___ Raw records ___

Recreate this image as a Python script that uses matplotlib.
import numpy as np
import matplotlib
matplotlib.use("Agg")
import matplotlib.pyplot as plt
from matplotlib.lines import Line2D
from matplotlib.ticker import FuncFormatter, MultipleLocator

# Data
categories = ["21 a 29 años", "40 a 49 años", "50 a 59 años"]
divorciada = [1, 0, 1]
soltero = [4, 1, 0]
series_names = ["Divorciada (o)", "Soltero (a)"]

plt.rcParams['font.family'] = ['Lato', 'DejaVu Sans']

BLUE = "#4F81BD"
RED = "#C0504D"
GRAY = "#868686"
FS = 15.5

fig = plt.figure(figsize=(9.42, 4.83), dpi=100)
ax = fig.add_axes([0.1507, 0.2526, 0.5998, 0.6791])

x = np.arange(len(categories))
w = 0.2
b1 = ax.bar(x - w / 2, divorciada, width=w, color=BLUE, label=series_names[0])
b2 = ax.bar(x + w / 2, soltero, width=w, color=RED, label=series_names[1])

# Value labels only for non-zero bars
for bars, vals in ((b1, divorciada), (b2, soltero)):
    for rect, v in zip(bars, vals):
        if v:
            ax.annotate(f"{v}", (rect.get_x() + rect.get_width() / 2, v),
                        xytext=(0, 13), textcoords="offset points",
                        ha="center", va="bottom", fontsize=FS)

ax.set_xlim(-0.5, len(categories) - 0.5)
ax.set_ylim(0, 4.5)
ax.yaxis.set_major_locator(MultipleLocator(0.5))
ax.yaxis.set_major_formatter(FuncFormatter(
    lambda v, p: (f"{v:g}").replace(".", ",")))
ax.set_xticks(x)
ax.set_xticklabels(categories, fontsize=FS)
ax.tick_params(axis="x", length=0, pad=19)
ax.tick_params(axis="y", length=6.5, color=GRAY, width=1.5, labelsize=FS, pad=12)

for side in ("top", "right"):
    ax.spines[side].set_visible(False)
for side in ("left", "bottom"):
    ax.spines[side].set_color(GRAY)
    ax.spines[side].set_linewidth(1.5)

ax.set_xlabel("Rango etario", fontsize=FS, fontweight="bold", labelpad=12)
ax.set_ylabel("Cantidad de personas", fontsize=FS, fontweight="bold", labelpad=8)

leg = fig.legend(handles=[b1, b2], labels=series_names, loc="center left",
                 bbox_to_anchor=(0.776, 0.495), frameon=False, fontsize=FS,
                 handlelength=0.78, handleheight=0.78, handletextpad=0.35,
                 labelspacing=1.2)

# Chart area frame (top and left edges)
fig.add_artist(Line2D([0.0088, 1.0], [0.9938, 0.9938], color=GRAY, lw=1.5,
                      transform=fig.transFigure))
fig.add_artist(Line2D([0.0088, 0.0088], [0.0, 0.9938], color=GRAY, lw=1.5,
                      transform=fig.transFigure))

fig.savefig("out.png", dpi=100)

___
___ Raw records ___

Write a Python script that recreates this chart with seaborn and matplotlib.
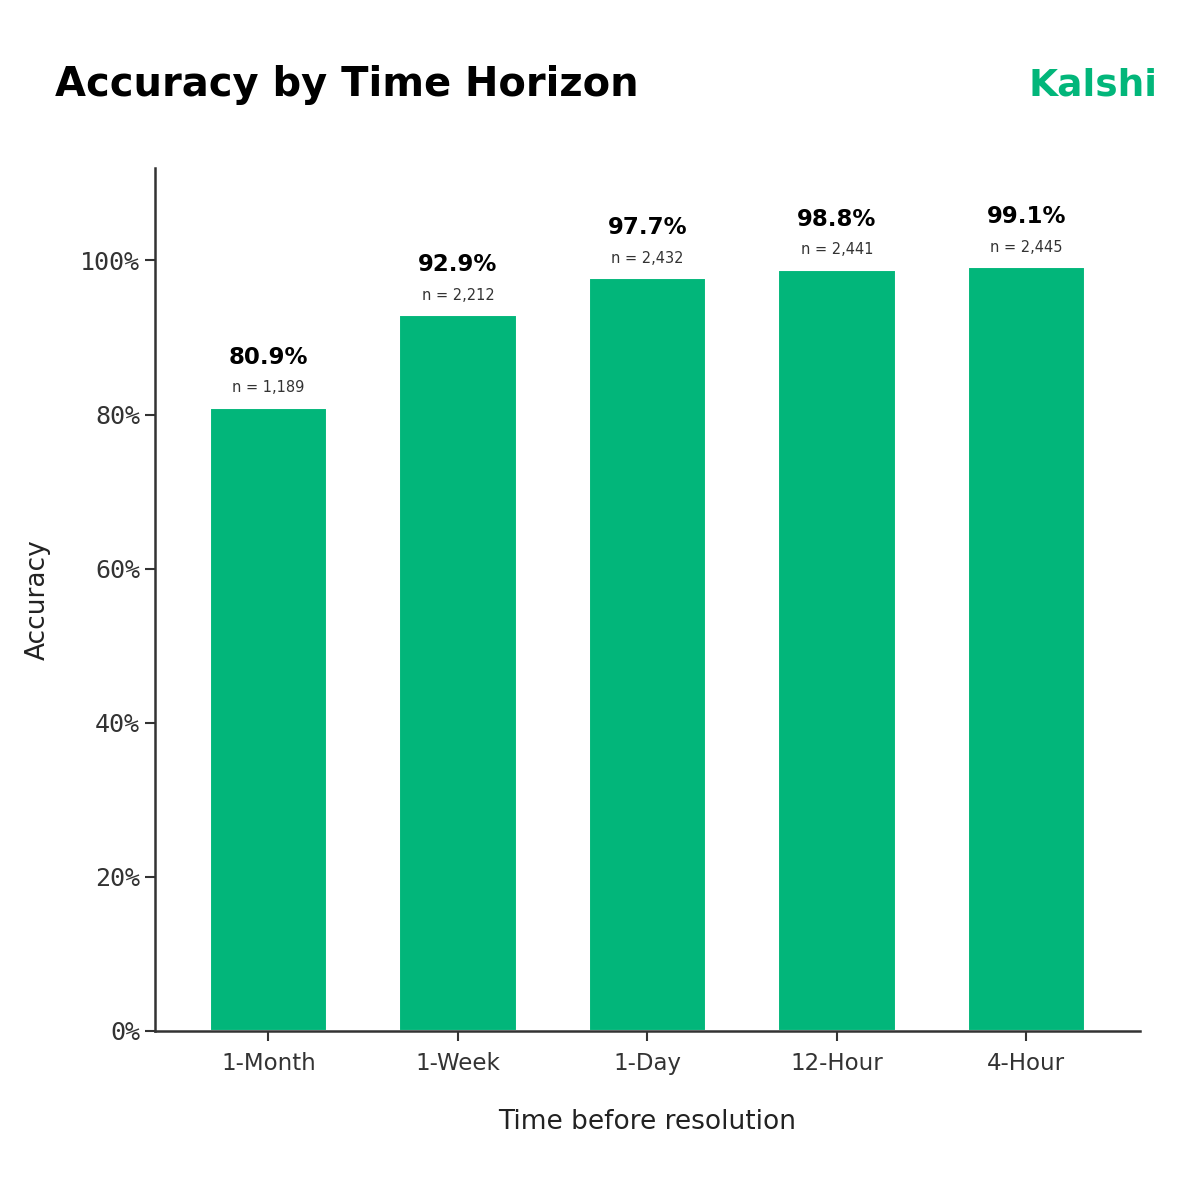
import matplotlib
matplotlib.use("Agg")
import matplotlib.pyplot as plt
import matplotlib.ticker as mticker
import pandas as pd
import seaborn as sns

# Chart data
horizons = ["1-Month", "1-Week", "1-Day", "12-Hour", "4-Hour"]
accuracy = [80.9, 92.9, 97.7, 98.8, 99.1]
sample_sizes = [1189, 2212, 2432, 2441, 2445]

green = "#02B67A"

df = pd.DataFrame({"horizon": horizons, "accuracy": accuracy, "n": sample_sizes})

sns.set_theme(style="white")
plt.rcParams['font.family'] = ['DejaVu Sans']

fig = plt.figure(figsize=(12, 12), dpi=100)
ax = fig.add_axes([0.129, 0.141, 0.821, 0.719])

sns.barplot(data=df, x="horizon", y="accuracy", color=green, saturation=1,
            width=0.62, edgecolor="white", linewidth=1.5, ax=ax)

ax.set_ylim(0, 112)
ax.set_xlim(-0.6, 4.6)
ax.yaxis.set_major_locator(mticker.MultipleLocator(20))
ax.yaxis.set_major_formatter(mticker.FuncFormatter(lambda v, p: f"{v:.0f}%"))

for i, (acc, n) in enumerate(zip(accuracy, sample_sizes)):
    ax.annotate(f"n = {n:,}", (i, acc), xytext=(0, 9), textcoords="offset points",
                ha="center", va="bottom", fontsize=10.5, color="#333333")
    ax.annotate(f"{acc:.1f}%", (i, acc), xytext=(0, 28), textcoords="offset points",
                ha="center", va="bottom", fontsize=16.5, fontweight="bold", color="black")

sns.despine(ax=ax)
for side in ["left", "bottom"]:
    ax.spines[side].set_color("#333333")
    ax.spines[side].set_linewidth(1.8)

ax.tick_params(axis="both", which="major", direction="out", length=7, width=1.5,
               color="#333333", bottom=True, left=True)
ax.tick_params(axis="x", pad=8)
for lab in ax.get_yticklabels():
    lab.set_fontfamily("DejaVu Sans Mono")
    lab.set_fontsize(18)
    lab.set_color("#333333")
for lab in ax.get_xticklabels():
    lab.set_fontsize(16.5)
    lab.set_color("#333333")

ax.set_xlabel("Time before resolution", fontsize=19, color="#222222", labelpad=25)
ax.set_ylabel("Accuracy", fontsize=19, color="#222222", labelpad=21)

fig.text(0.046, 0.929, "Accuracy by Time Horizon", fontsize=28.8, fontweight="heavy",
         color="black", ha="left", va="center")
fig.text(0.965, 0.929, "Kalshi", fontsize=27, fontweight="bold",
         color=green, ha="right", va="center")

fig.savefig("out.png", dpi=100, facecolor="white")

___

**Task requirements**: Check each line above for the word "this", and copy the lines where it appears.

**Result**:
Recreate this image as a Python script that uses matplotlib.
Write a Python script that recreates this chart with seaborn and matplotlib.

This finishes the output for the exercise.